Ahram Online, Monday 11 Apr 2011

Middle East needs structural reforms to feed economic growth, according to World Economic Outlook

Egypt growth less

The IMF is predicting economic growth for Egypt of just one per cent, half that forecast for 2011 by the Egyptian government.

"High unemployment, growing social unrest, and rising food prices are dampening growth prospects, especially in oil-importing economies," says a report published today by the International Monetary Fund (IMF).

Upheaval in the Middle East and North Africa is squeezing growth, slowing recovery from the global economic crisis and underlining the necessity of serious structural reforms," warns the IMF analysis of the MENA region in its April 2011 World Economic Outlook, unveiled Monday morning in Washington DC.

"Spreading social unrest, rising sovereign risk premiums, and elevated commodity import prices will constrain growth prospects," says the report.

"For oil importers, the main priority is to raise growth and tackle chronically high unemployment, especially among young people. For oil exporters, the focus should be to strengthen or develop financial systems and promote economic diversification."
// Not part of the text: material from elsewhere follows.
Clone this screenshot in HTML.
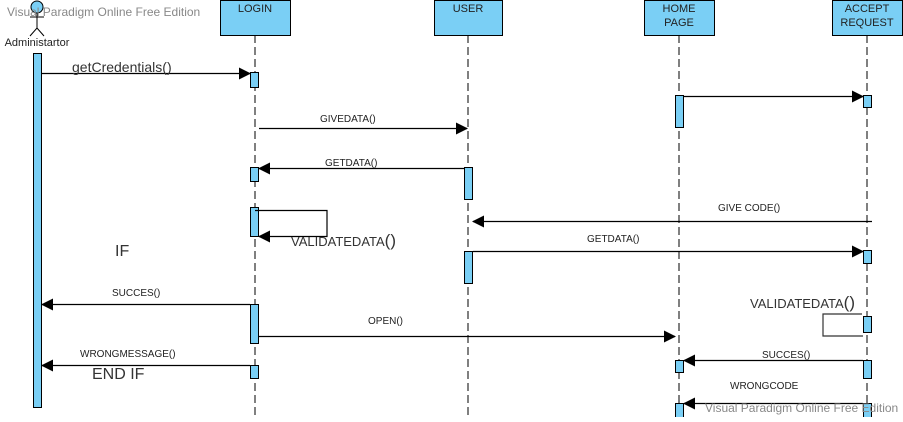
<!DOCTYPE html>
<html><head><style>
body{margin:0;background:#fff;width:903px;height:417px;overflow:hidden}
</style></head><body>
<svg width="903" height="417" xmlns="http://www.w3.org/2000/svg" font-family="Liberation Sans, sans-serif">
<defs><marker id="a" markerWidth="12" markerHeight="12" refX="11" refY="6" orient="auto" markerUnits="userSpaceOnUse"><path d="M0,0 L12,6 L0,12 z" fill="#000"/></marker></defs>
<g stroke="#000" stroke-dasharray="8,4" stroke-width="1">
<line x1="255" y1="35" x2="255" y2="417"/><line x1="468" y1="35" x2="468" y2="417"/>
<line x1="679" y1="35" x2="679" y2="417"/><line x1="867" y1="35" x2="867" y2="417"/>
</g>
<g fill="#7acff5" stroke="#000" stroke-width="1">
<rect x="220.5" y="0.5" width="70" height="35"/><rect x="434.5" y="0.5" width="68" height="35"/>
<rect x="644.5" y="0.5" width="70" height="35"/><rect x="832.5" y="0.5" width="70" height="35"/>
<rect x="33.5" y="53.5" width="8" height="354"/>
<rect x="250.5" y="72.5" width="8" height="15"/><rect x="250.5" y="167.5" width="8" height="14"/>
<rect x="250.5" y="207.5" width="8" height="29"/><rect x="250.5" y="304.5" width="8" height="39"/>
<rect x="250.5" y="365.5" width="8" height="13"/>
<rect x="464.5" y="167.5" width="8" height="32"/><rect x="464.5" y="251.5" width="8" height="32"/>
<rect x="675.5" y="95.5" width="8" height="32"/><rect x="675.5" y="360.5" width="8" height="12"/>
<rect x="675.5" y="403.5" width="8" height="14"/>
<rect x="863.5" y="95.5" width="8" height="12"/><rect x="863.5" y="250.5" width="8" height="13"/>
<rect x="863.5" y="316.5" width="8" height="16"/><rect x="863.5" y="360.5" width="8" height="18"/>
<rect x="863.5" y="403.5" width="8" height="14"/>
<circle cx="37" cy="7" r="6"/>
</g>
<g stroke="#000" fill="none"><line x1="37" y1="13" x2="37" y2="28"/><line x1="30" y1="17" x2="44" y2="17"/><path d="M30,36 L37,28 L44,36"/></g>
<g stroke="#000" stroke-width="1.2" fill="none" marker-end="url(#a)">
<line x1="42" y1="73.5" x2="250" y2="73.5"/>
<line x1="684" y1="96.5" x2="863" y2="96.5"/>
<line x1="259" y1="128.5" x2="467" y2="128.5"/>
<line x1="464" y1="168.5" x2="259" y2="168.5"/>
<path d="M255,210.5 H327 V236.5 H259"/>
<line x1="872" y1="221.5" x2="473" y2="221.5"/>
<line x1="473" y1="251.5" x2="863" y2="251.5"/>
<line x1="250" y1="304.5" x2="42" y2="304.5"/>
<line x1="259" y1="336.5" x2="675" y2="336.5"/>
<line x1="250" y1="365.5" x2="42" y2="365.5"/>
<line x1="863" y1="360.5" x2="684" y2="360.5"/>
<line x1="863" y1="403.5" x2="684" y2="403.5"/>
</g>
<path d="M862,314 H823 V336 H863" stroke="#333" fill="none" stroke-width="1.2"/>
<g font-size="11" fill="#222" text-anchor="middle">
<text x="255" y="12">LOGIN</text><text x="468" y="12">USER</text>
<text x="679" y="12">HOME</text><text x="679" y="26">PAGE</text>
<text x="867" y="12">ACCEPT</text><text x="867" y="26">REQUEST</text>
<text x="37" y="46">Administartor</text>
</g>
<g font-size="10" fill="#222">
<text x="320" y="122">GIVEDATA()</text><text x="325" y="166">GETDATA()</text>
<text x="718" y="211">GIVE CODE()</text><text x="587" y="242">GETDATA()</text>
<text x="112" y="296">SUCCES()</text><text x="368" y="324">OPEN()</text>
<text x="80" y="357">WRONGMESSAGE()</text><text x="762" y="358">SUCCES()</text>
<text x="730" y="389">WRONGCODE</text>
</g>
<g fill="#333">
<text x="72" y="72" font-size="14">getCredentials()</text>
<text x="291" y="246" font-size="13">VALIDATEDATA<tspan font-size="17">()</tspan></text>
<text x="750" y="308" font-size="13">VALIDATEDATA<tspan font-size="17">()</tspan></text>
<text x="115" y="256" font-size="16">IF</text>
<text x="92" y="379" font-size="16">END IF</text>
</g>
<g fill="#888" font-size="12">
<text x="7" y="16">Visual Paradigm Online Free Edition</text>
<text x="705" y="412">Visual Paradigm Online Free Edition</text>
</g>
</svg>
</body></html>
The IMF predicts Gross Domestic Product in the region will grow by 4 per cent in 2011, edging up to 4.5 per cent in 2012, but notes substantial variations between countries depending on their political situations.

Egypt's growth slowed

Egypt, the region's most populous nation, is set to see "a modest dampening effect on economic activity," with the IMF growth forecast of one per cent of real GDP representing a sharp fall from the 5.5 per cent registered in the second half of 2010.

Egyptians may take heart, however, from the prediction that "disruptions to tourism, capital flows and financial markets are expected to be temporary."
The government recently predicted growth of 2.5 per cent for 2011 but the IMF is not the first voice to suggest otherwise.

"2011 will see the strongest hit but the second half will be better than the first. The first half of 2012 will be even better yet," says Mohamed Rahmi, economic analyst at Beltone Financial.

The investment bank's forecast is more optimistic than the IMF's: between 3 and 3.5 per cent for the 2010-2011 financial year (FY) and 4 per cent for FY 2011-2012.

Rahmi emphasises the impact of a drop in EU and US investment due to the political upheaval.

"These are the main foreign investors in Egypt. They mainly invest in the oil and gas sector and are expected to slow down", he says.

"Oil-exporting countries -- which will have record surpluses, due to high oil prices -- won't have a big impact on our economy," he adds. "Remittances of Egyptians working in Gulf countries are expected to remain stable, while Gulf investments are not significant to our growth".

Oil-producers need to guard their fortune

In contrast to importers, oil producers will see Current Account Balances rise by 9.2 per cent this year and 16.9 per cent next, says the IMF report.

The IMF calls the main policy challenges for the region "daunting" and fingers "chronically high unemployment" as a "long-standing challenge" in the region that "must be tackled urgently".

"The fact that unemployment has remained high for so long suggests that the problem is largely structural—stemming from skill mismatches, labor market rigidities, and high reservation wages," it says.

The IMF's analysis come on the heels of a Sunday report from the World Bank.

Justin Lin, the World Bank's chief economist, said that research by the development lender's economists showed that economic output in the Middle East and North Africa, was paying a heavy price for the recent wave of anti-regime upheaval.

"For the region, the Middle East and North African countries, the impact can be about 2.4 percentage points," he said.

But their findings also challenged the long-held view that economic growth alone was sufficient to stem conflict.

The World Bank's World Development Report showed instead that access to jobs, security and justice, not higher gross domestic product, are key to breaking repeated cycles of political and criminal violence.